When the early Greek thinkers thought of the necessity of a philosopher king as a way of avoiding the political accident of having in office a person of inadequate intellectual preparations, some critics thought of them as pedantic if not overtly academic. But time and time again societies have been confronted with leadership with varying degrees of incompetence, depravity and crudity and had had to embark on remedial actions from the most benign to the most drastic. The same problem confronted the founders of modern America in 1787 during the Constitutional Conference. They were concerned about the fact that a bad and incompetent leader could ruin the gains of the revolution - a devolvement that might push the people to renounce the “blessings of democracy”. They were however pre-occupied with the fear of a tyrannical leader assuming power and that was why they spent a great deal of time on checks and balances and the doctrine of separation of powers. They simply assumed that whoever was to present himself for the office of the president of the republic would already have passed the psychological test of emotional balance and the moral imperatives of civility. They were wrong. Now I know why it was the refrain in Ondo state a few years ago that “if you say education is too expensive, go and try ignorance”.

 

Two books that I read at Harvard a few years ago but never took very serious until OBJ started manifested his idiosyncrasies seem to have the answers to some of the risks a nation takes by electing into office a person of mental or psychological unpredictability. The first book is by Barber entitled The Presidential Character: Predicting Performance at the White House and the second one is by Michael Nelson entitled The Presidency and The Political System especially the chapter dealing with what he called “The Psychological Presidency”. They are prophetic in many ways.
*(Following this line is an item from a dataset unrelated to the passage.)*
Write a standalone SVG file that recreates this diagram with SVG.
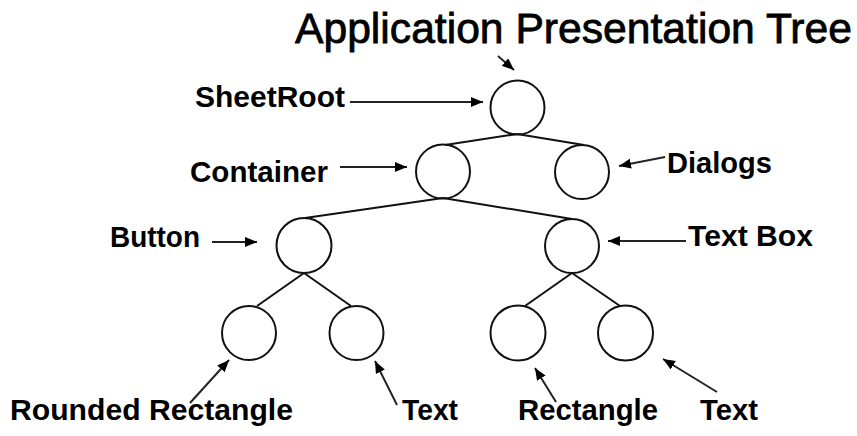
<svg xmlns="http://www.w3.org/2000/svg" width="857" height="436" viewBox="0 0 857 436">
<style>
.node{fill:none;stroke:#111;stroke-width:2}
.edge{fill:none;stroke:#111;stroke-width:2}
.ptr{fill:none;stroke:#222;stroke-width:2;marker-end:url(#ah)}
.lbl{font-family:"Liberation Sans",Arial,sans-serif;font-weight:bold;font-size:29.5px;fill:#000}
.title{font-family:"Liberation Sans",Arial,sans-serif;font-size:42.5px;fill:#000;stroke:#000;stroke-width:0.8}
</style>
<defs>
<marker id="ah" markerUnits="userSpaceOnUse" markerWidth="14" markerHeight="12" refX="12" refY="5" orient="auto">
<path d="M0,0 L12,5 L0,10 Z" fill="#000"/>
</marker>
</defs>
<rect width="857" height="436" fill="#fff"/>
<g id="title"><text class="title" x="295" y="43" textLength="557" lengthAdjust="spacingAndGlyphs">Application Presentation Tree</text></g>
<g id="connectors">
<line class="edge" x1="517" y1="134" x2="445" y2="145"/>
<line class="edge" x1="517" y1="134" x2="584" y2="145"/>
<line class="edge" x1="443" y1="198" x2="305" y2="218"/>
<line class="edge" x1="443" y1="198" x2="572" y2="219"/>
<line class="edge" x1="304" y1="273" x2="257" y2="306"/>
<line class="edge" x1="304" y1="273" x2="351" y2="306"/>
<line class="edge" x1="572" y1="273" x2="525" y2="306"/>
<line class="edge" x1="572" y1="273" x2="620" y2="306"/>
<line class="ptr" x1="498" y1="56" x2="514" y2="70"/>
<line class="ptr" x1="350" y1="102" x2="483" y2="102"/>
<line class="ptr" x1="340" y1="167" x2="407" y2="167"/>
<line class="ptr" x1="665" y1="157" x2="619" y2="166"/>
<line class="ptr" x1="212" y1="242" x2="257" y2="242"/>
<line class="ptr" x1="686" y1="241" x2="608" y2="241"/>
<line class="ptr" x1="190" y1="403" x2="229" y2="360"/>
<line class="ptr" x1="397" y1="405" x2="375" y2="361"/>
<line class="ptr" x1="556" y1="402" x2="535" y2="368"/>
<line class="ptr" x1="717" y1="392" x2="663" y2="359"/>
</g>
<g id="sheetroot"><circle class="node" cx="517.5" cy="107.5" r="27"/></g>
<g id="container"><circle class="node" cx="443" cy="171.5" r="27"/></g>
<g id="dialogs"><circle class="node" cx="582" cy="172" r="27"/></g>
<g id="button"><circle class="node" cx="304" cy="245.5" r="27.5"/></g>
<g id="textbox"><circle class="node" cx="572" cy="246" r="27"/></g>
<g id="roundedrect"><circle class="node" cx="249" cy="333" r="27"/></g>
<g id="text1"><circle class="node" cx="356.5" cy="333" r="27"/></g>
<g id="rectangle"><circle class="node" cx="518" cy="333" r="27.5"/></g>
<g id="text2"><circle class="node" cx="625.5" cy="333" r="27.5"/></g>
<g id="labels">
<text class="lbl" x="195" y="107" textLength="150" lengthAdjust="spacingAndGlyphs">SheetRoot</text>
<text class="lbl" x="190" y="182" textLength="138" lengthAdjust="spacingAndGlyphs">Container</text>
<text class="lbl" x="667" y="173" textLength="105" lengthAdjust="spacingAndGlyphs">Dialogs</text>
<text class="lbl" x="110" y="247" textLength="90" lengthAdjust="spacingAndGlyphs">Button</text>
<text class="lbl" x="688" y="246" textLength="125" lengthAdjust="spacingAndGlyphs">Text Box</text>
<text class="lbl" x="10" y="420" textLength="283" lengthAdjust="spacingAndGlyphs">Rounded Rectangle</text>
<text class="lbl" x="402" y="420" textLength="56" lengthAdjust="spacingAndGlyphs">Text</text>
<text class="lbl" x="518" y="420" textLength="140" lengthAdjust="spacingAndGlyphs">Rectangle</text>
<text class="lbl" x="700" y="420" textLength="58" lengthAdjust="spacingAndGlyphs">Text</text>
</g>
</svg>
Supposing Nigeria is a nuclear power and someone has the ill-luck to annoy the president when he is in one of those explosive moods. Wouldn’t that be an imminent disaster? In any case, depending on how you look at it, the “you are an idiot” assault coming from the president is the verbal equivalent of an atomic bomb. 

 

How would history contextualise the abuses that the president lavishly rained on one of the citizens he swore to protect both in person and in dignity under the constitution?  Those who framed our constitution equally had the fear that the possibility exists for an unpredictable person to take hold of the presidency. That is why they inserted the “education clause” that requires that a would-be office holder should have been educated “up to the school certificate level” even though not necessarily passing the school certificate itself. So as things are now, just anyone can be elected a president in Nigeria because the constitution was deliberately softened to accommodate our idiotic population.

 

If democracy would not work in Nigeria why not let us try OBJ’s idiotocracy as we already have so many idiots in the country and if there is anyone who is not quite sure of his idiotic status, all he needs to do is to encounter the president and he would be told of his status, positive or negative, on the spot. Democracy (or whatever crazy) my foot! Give us idiotocracy! After all, this is a nation full of foolish, unwise, silly, daft, senseless, stupid, dull, obtuse, ludicrous, ridiculous and laughable people. If you doubt me, please ask Mr. President.